Corrigir carinhosamente.
siro (1)Siro Darlan, desembargador do Tribunal de Justiça do Rio de Janeiro, e Coordenador Rio da Associação Juízes para a democracia.

A moda da criminalização de todas as relações tomou conta dos debates sociais. Não bastassem os presídios lotados e as escolas violadas, grande parte da sociedade clama por mais violência. Parece que algumas pessoas se alimentam de violência que gera violência. Interessante a passagem do Evangelho de Matheus, 18 – 15,20 que nos exorta à correção fraterna ensinando que devemos recorrer a condutas conciliatórias diante dos desvios de conduta de nosso irmão, antes de condená-lo, antes de excluí-lo de nosso convívio.
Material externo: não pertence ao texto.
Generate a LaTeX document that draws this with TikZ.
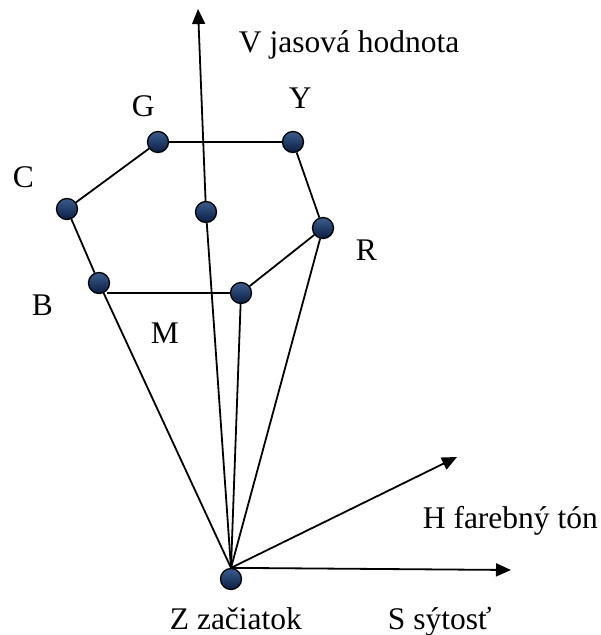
\documentclass[tikz,border=0pt]{standalone}
\usepackage{fontspec}
\setmainfont{Liberation Serif}
\usetikzlibrary{arrows.meta}

\definecolor{ballhi}{RGB}{58,92,140}
\definecolor{balllo}{RGB}{10,30,68}

\tikzset{
	ball/.style={circle, draw=black, line width=1.3pt, minimum size=21pt, inner sep=0pt,
		top color=ballhi, bottom color=balllo},
	lbl/.style={anchor=base west, inner sep=0pt, font=\fontsize{31.5}{38}\selectfont},
	axis/.style={line width=1.8pt, -{Triangle[length=15pt,width=13pt]}}
}

\begin{document}
\begin{tikzpicture}[x=1pt, y=-1pt, line width=1.8pt]

	\useasboundingbox (0,0) rectangle (601,635);

	\node[ball] (G) at (158,142) {};
	\node[ball] (Y) at (293,142) {};
	\node[ball] (C) at (67,209) {};
	\node[ball] (W) at (206,212) {};
	\node[ball] (R) at (323,228) {};
	\node[ball] (B) at (99,283) {};
	\node[ball] (M) at (241,293) {};
	\node[ball] (Z) at (231,579) {};

	\coordinate (Vtip) at (198,9);
	\coordinate (Htip) at (457,457);
	\coordinate (Stip) at (511,570);

	\draw (G) -- (Y);
	\draw (G) -- (C);
	\draw (C) -- (B);
	\draw (B.south east |- M) -- (M);
	\draw (M) -- (R);
	\draw (Y) -- (R);
	\draw (B) -- (Z.north);
	\draw (M) -- (Z.north);
	\draw (R) -- (Z.north);

	\draw[axis] (Z.north) -- (W) -- (Vtip);
	\draw[axis] (Z.north) -- (Htip);
	\draw[axis] (Z.north) -- (Stip);

	\node[lbl] (lblV) at (238,52) {V jasová hodnota};
	\node[lbl] (lblG) at (131,116) {G};
	\node[lbl] (lblY) at (288,108) {Y};
	\node[lbl] (lblC) at (12,187) {C};
	\node[lbl] (lblR) at (355,260) {R};
	\node[lbl] (lblB) at (31,315) {B};
	\node[lbl] (lblM) at (150,343) {M};
	\node[lbl] (lblH) at (422,528) {H farebný tón};
	\node[lbl] (lblZ) at (169,629) {Z začiatok};
	\node[lbl] (lblS) at (387,629) {S sýtosť};

\end{tikzpicture}
\end{document}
1Somos uma sociedade de maioria cristã, e mesmo os que não são têm uma reconhecida vocação para a solidariedade. Contudo temos um procedimento criminalizador com relação às nossos relacionamentos familiares e sociais. É crime o racismo, é crime a violência de gênero, é crime a intolerância religiosa, pretende-se criminalizar a homofobia e outras relações humanas condenáveis sob o ponto de vista ético, moral e social. Trata-se de uma contradição entre o que louvamos na Palavra e a construção de nossas relações fraternas.
Já temos a experiência fracassada do proibicionismo daqueles que fazem uso de drogas convencionadas ilícitas, enquanto agimos com condescendência com os que fazem uso das lícitas. Hoje a falta do diálogo e da mediação dos conflitos relacionais tem aberto fossos quase intransponíveis para a reconciliação das pessoas que erraram umas com as outras. Os Tribunais têm contribuído para essa cisão entre irmãos quando proíbem que o casal que se agrediu busque uma nova chance com base no respeito mútuo. A Lei Maria da Penha com seu objetivo louvável de coibir a violência contra a mulher tem sido radicalmente aplicada quando proíbe a reconciliação que é o desiderato de toda pena aplicada. A reconciliação do agressor com o agredido e com a sociedade.
O proibicionismo que pune como criminoso aquele que precisa de tratamento para se reconciliar consigo mesmo, com seus familiares e com a própria sociedade, ao excluí-lo nas masmorras sem o tratamento adequado, está agravando a doença e obrigando-o a continuar na criminalidade, que é o caminho de todo aquele que é marginalizado. Mesmo quando rezamos e batemos no peito nos apresentando nos templos como cristãos ou religiosos, ao defendermos as práticas excludentes, estamos sendo contraditórios. Pois a palavra ensina o caminho da reconciliação, que certamente não é condizente com o processo de exclusão dos que defendem, por exemplo, a redução da responsabilidade penal.
Ora se há uma proposta constitucional de proteção à infância e à juventude que não é respeitada, é uma verdadeira covardia não dar às crianças brasileiras o que lhes é de direito e, ainda, desejar uma exclusão ainda maior quando se reivindica uma privação de liberdade mais precoce. É mais fácil aprisionar precocemente crianças e adolescentes do que cobrar do administrador público por sua omissão na garantia dos direitos fundamentais das crianças, pessoas em processo de desenvolvimento. Mas, certamente essa não é a melhor forma de combater a violência.